Batch Renormalization


Recently I’ve found batch renormalization paper after investigating instability in training ( fluctuating validation loss) due to small batch size because of memory constraint - high res segmentation task. One option is to freeze or drop the batchnorm layer but the paper states that it substantially improves the training-inference performance. Does anyone have experience with it or a readily available implementation in pytorch ?

Thanks a lot !

I don`t have experience with batch renormalization but a very good alternative is to use gradient checkpointing :
Pytorch :
Tensorflow :

This allows to create larger batches on higher resolution images to compensate batch norm instability with small batches. Very useful in medical imaging overall.

Group norm ( is also a great theoretical alternative but I never found pretrained weights on imagenet using group norm.


Thank you so much

This looks like an interesting avenue, being used by the #1 leader on the current kaggle airbus competition.


I’ve seen you on the leaderboard :slight_smile: Let me check that too thanks a lot !

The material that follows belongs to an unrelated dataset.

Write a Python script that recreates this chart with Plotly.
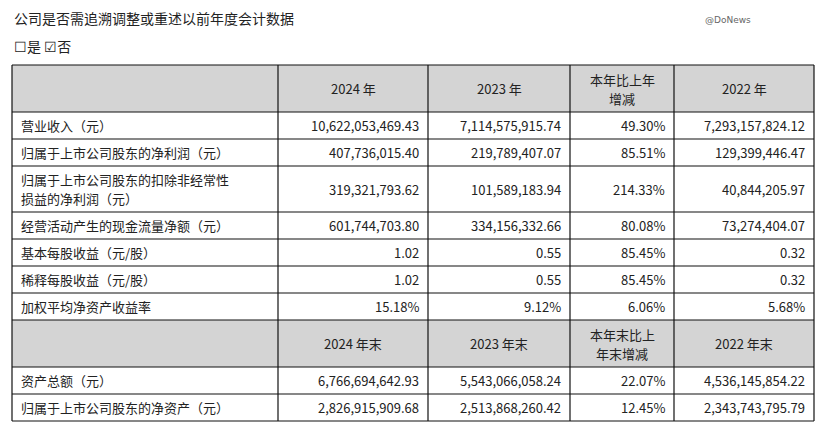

I’ve tried their wideresnet deeplab v3 model but I am able to fit even less sample per batch compared to resnet_{18, 34, 50} unet variants.

Did you get good results using inplace abn model in that github repo ? My best model is still single resnet18 Dynamic Unet LB: 0.731 with TTA but unfortunately couldn’t make deeplab v3 to give good results.

Shame it didn’t work. No such luck here either.